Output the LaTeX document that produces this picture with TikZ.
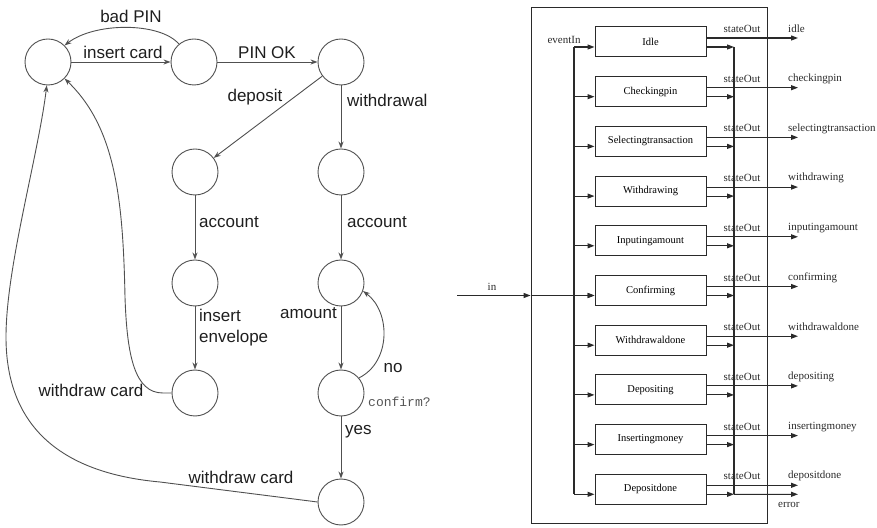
\documentclass[tikz,border=0pt]{standalone}
\usepackage{fontspec}
\setmainfont{Liberation Serif}
\newfontfamily\helv{Liberation Sans}
\newfontfamily\cour{Liberation Mono}
\usetikzlibrary{arrows.meta}
\definecolor{lgray}{HTML}{505050}
\definecolor{ltext}{HTML}{1E1E1E}
\definecolor{bgray}{HTML}{2A2A2A}
\definecolor{mono}{HTML}{555555}
\begin{document}
\begin{tikzpicture}[x=1pt,y=1pt,
  st/.style={circle,draw=lgray,line width=0.9pt,minimum size=46pt,inner sep=0pt},
  ar/.style={draw=lgray,line width=0.9pt,-{Stealth[length=7pt,width=5pt]}},
  lbl/.style={font=\helv\fontsize{17}{21}\selectfont,text=ltext,inner sep=0pt},
  blk/.style={draw=bgray,line width=1pt,minimum width=111pt,minimum height=30pt,inner sep=0pt,font=\fontsize{10.5}{12}\selectfont},
  wire/.style={draw=bgray,line width=1.1pt},
  tip/.style={wire,-{Triangle[length=7pt,width=5pt]}},
  small/.style={font=\fontsize{11}{13}\selectfont,inner sep=0pt,text=bgray},
]
\useasboundingbox (0,0) rectangle (877,527);

% ---------- ATM state machine ----------
\node[st] (A) at (48,465) {};
\node[st] (B) at (194,465) {};
\node[st] (C) at (341,465) {};
\node[st] (D) at (195,355) {};
\node[st] (E) at (341,355) {};
\node[st] (F) at (195,244) {};
\node[st] (G) at (341,244) {};
\node[st] (H) at (195,134) {};
\node[st] (I) at (341,134) {};
\node[st] (J) at (341,25) {};

\draw[ar] (A) -- (B);
\draw[ar] (B.130) .. controls (160,505) and (95,505) .. (A.45);
\draw[ar] (B) -- (C);
\draw[ar] (C) -- (D);
\draw[ar] (C) -- (E);
\draw[ar] (D) -- (F);
\draw[ar] (E) -- (G);
\draw[ar] (F) -- (H);
\draw[ar] (G) -- (I);
\draw[ar] (I) -- (J);
\draw[ar] (I.40) .. controls (391,165) and (391,215) .. (G.-20);
\coordinate (h1) at (163,134);
\draw[ar] (H.west) -- (h1) .. controls (135,134) and (127,170) .. (125,230)
  .. controls (123,330) and (115,400) .. (A.-45);
\coordinate (j1) at (160,45);
\draw[ar] (J.west) -- (j1) .. controls (50,55) and (6,110) .. (6,190)
  .. controls (6,260) and (38,370) .. (A.-93);

\node[lbl] (tBad) at (131,511) {bad PIN};
\node[lbl] (tIns) at (123,475) {insert card};
\node[lbl] (tOk) at (267,474) {PIN OK};
\node[lbl] (tDep) at (255,430) {deposit};
\node[lbl,anchor=west] (tWd) at (347,427) {withdrawal};
\node[lbl,anchor=west] (tAc1) at (199,305) {account};
\node[lbl,anchor=west] (tAc2) at (347,305) {account};
\node[lbl,anchor=west,align=left] (tEnv) at (199,199) {insert\\envelope};
\node[lbl,anchor=east] (tAmt) at (337,214) {amount};
\node[lbl] (tNo) at (393,159) {no};
\node[anchor=west,inner sep=0pt,font=\cour\fontsize{13}{15}\selectfont,text=mono] (tConf) at (368,125) {confirm?};
\node[lbl,anchor=west] (tYes) at (345,95) {yes};
\node[lbl] (tWc1) at (91,137) {withdraw card};
\node[lbl] (tWc2) at (241,50) {withdraw card};

% ---------- block diagram ----------
\node[draw=bgray,line width=0.9pt,minimum width=236pt,minimum height=516pt,inner sep=0pt] (frame) at (649,262) {};

\foreach \lab/\out [count=\i from 0] in {Idle/idle,Checkingpin/checkingpin,
  Selectingtransaction/selectingtransaction,Withdrawing/withdrawing,
  Inputingamount/inputingamount,Confirming/confirming,
  Withdrawaldone/withdrawaldone,Depositing/depositing,
  Insertingmoney/insertingmoney,Depositdone/depositdone}{
  \pgfmathsetmacro\yc{485-49.7*\i}
  \node[blk] (b\i) at (650.5,\yc) {\lab};
  \coordinate (bl\i) at (574,\yc-5);
  \coordinate (br\i) at (734,\yc-5);
  \coordinate (o\i) at (798,\yc+4);
  \draw[tip] (bl\i) -- ([yshift=-5pt]b\i.west);
  \draw[tip] ([yshift=4pt]b\i.east) -- (o\i);
  \draw[tip] ([yshift=-5pt]b\i.east) -- (br\i);
  \node[small] (so\i) at (742,\yc+13) {stateOut};
  \node[small,anchor=west] (on\i) at (788,\yc+13) {\out};
}
\draw[wire] (bl0) -- (bl9);
\draw[wire] (br0) -- (br9);
\coordinate (err) at (798,32.7);
\draw[tip] (br9) -- (err);
\node[small,anchor=west] (tErr) at (778,22) {error};
\node[small] (tEv) at (564,487) {eventIn};

\coordinate (src) at (457,231.5);
\coordinate (fin) at (frame.west |- bl5);
\draw[tip] (src) -- (fin);
\draw[tip] (fin) -- ([yshift=-5pt]b5.west);
\node[small] (tIn) at (492,240) {in};
\end{tikzpicture}
\end{document}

▬▬▬▬▬▬▬▬▬▬

| Your goal |
Output the data exactly. Pictures don't belong in the result.

| Full answer |
Output the LaTeX document that produces this picture with TikZ.
\documentclass[tikz,border=0pt]{standalone}
\usepackage{fontspec}
\setmainfont{Liberation Serif}
\newfontfamily\helv{Liberation Sans}
\newfontfamily\cour{Liberation Mono}
\usetikzlibrary{arrows.meta}
\definecolor{lgray}{HTML}{505050}
\definecolor{ltext}{HTML}{1E1E1E}
\definecolor{bgray}{HTML}{2A2A2A}
\definecolor{mono}{HTML}{555555}
\begin{document}
\begin{tikzpicture}[x=1pt,y=1pt,
  st/.style={circle,draw=lgray,line width=0.9pt,minimum size=46pt,inner sep=0pt},
  ar/.style={draw=lgray,line width=0.9pt,-{Stealth[length=7pt,width=5pt]}},
  lbl/.style={font=\helv\fontsize{17}{21}\selectfont,text=ltext,inner sep=0pt},
  blk/.style={draw=bgray,line width=1pt,minimum width=111pt,minimum height=30pt,inner sep=0pt,font=\fontsize{10.5}{12}\selectfont},
  wire/.style={draw=bgray,line width=1.1pt},
  tip/.style={wire,-{Triangle[length=7pt,width=5pt]}},
  small/.style={font=\fontsize{11}{13}\selectfont,inner sep=0pt,text=bgray},
]
\useasboundingbox (0,0) rectangle (877,527);

% ---------- ATM state machine ----------
\node[st] (A) at (48,465) {};
\node[st] (B) at (194,465) {};
\node[st] (C) at (341,465) {};
\node[st] (D) at (195,355) {};
\node[st] (E) at (341,355) {};
\node[st] (F) at (195,244) {};
\node[st] (G) at (341,244) {};
\node[st] (H) at (195,134) {};
\node[st] (I) at (341,134) {};
\node[st] (J) at (341,25) {};

\draw[ar] (A) -- (B);
\draw[ar] (B.130) .. controls (160,505) and (95,505) .. (A.45);
\draw[ar] (B) -- (C);
\draw[ar] (C) -- (D);
\draw[ar] (C) -- (E);
\draw[ar] (D) -- (F);
\draw[ar] (E) -- (G);
\draw[ar] (F) -- (H);
\draw[ar] (G) -- (I);
\draw[ar] (I) -- (J);
\draw[ar] (I.40) .. controls (391,165) and (391,215) .. (G.-20);
\coordinate (h1) at (163,134);
\draw[ar] (H.west) -- (h1) .. controls (135,134) and (127,170) .. (125,230)
  .. controls (123,330) and (115,400) .. (A.-45);
\coordinate (j1) at (160,45);
\draw[ar] (J.west) -- (j1) .. controls (50,55) and (6,110) .. (6,190)
  .. controls (6,260) and (38,370) .. (A.-93);

\node[lbl] (tBad) at (131,511) {bad PIN};
\node[lbl] (tIns) at (123,475) {insert card};
\node[lbl] (tOk) at (267,474) {PIN OK};
\node[lbl] (tDep) at (255,430) {deposit};
\node[lbl,anchor=west] (tWd) at (347,427) {withdrawal};
\node[lbl,anchor=west] (tAc1) at (199,305) {account};
\node[lbl,anchor=west] (tAc2) at (347,305) {account};
\node[lbl,anchor=west,align=left] (tEnv) at (199,199) {insert\\envelope};
\node[lbl,anchor=east] (tAmt) at (337,214) {amount};
\node[lbl] (tNo) at (393,159) {no};
\node[anchor=west,inner sep=0pt,font=\cour\fontsize{13}{15}\selectfont,text=mono] (tConf) at (368,125) {confirm?};
\node[lbl,anchor=west] (tYes) at (345,95) {yes};
\node[lbl] (tWc1) at (91,137) {withdraw card};
\node[lbl] (tWc2) at (241,50) {withdraw card};

% ---------- block diagram ----------
\node[draw=bgray,line width=0.9pt,minimum width=236pt,minimum height=516pt,inner sep=0pt] (frame) at (649,262) {};

\foreach \lab/\out [count=\i from 0] in {Idle/idle,Checkingpin/checkingpin,
  Selectingtransaction/selectingtransaction,Withdrawing/withdrawing,
  Inputingamount/inputingamount,Confirming/confirming,
  Withdrawaldone/withdrawaldone,Depositing/depositing,
  Insertingmoney/insertingmoney,Depositdone/depositdone}{
  \pgfmathsetmacro\yc{485-49.7*\i}
  \node[blk] (b\i) at (650.5,\yc) {\lab};
  \coordinate (bl\i) at (574,\yc-5);
  \coordinate (br\i) at (734,\yc-5);
  \coordinate (o\i) at (798,\yc+4);
  \draw[tip] (bl\i) -- ([yshift=-5pt]b\i.west);
  \draw[tip] ([yshift=4pt]b\i.east) -- (o\i);
  \draw[tip] ([yshift=-5pt]b\i.east) -- (br\i);
  \node[small] (so\i) at (742,\yc+13) {stateOut};
  \node[small,anchor=west] (on\i) at (788,\yc+13) {\out};
}
\draw[wire] (bl0) -- (bl9);
\draw[wire] (br0) -- (br9);
\coordinate (err) at (798,32.7);
\draw[tip] (br9) -- (err);
\node[small,anchor=west] (tErr) at (778,22) {error};
\node[small] (tEv) at (564,487) {eventIn};

\coordinate (src) at (457,231.5);
\coordinate (fin) at (frame.west |- bl5);
\draw[tip] (src) -- (fin);
\draw[tip] (fin) -- ([yshift=-5pt]b5.west);
\node[small] (tIn) at (492,240) {in};
\end{tikzpicture}
\end{document}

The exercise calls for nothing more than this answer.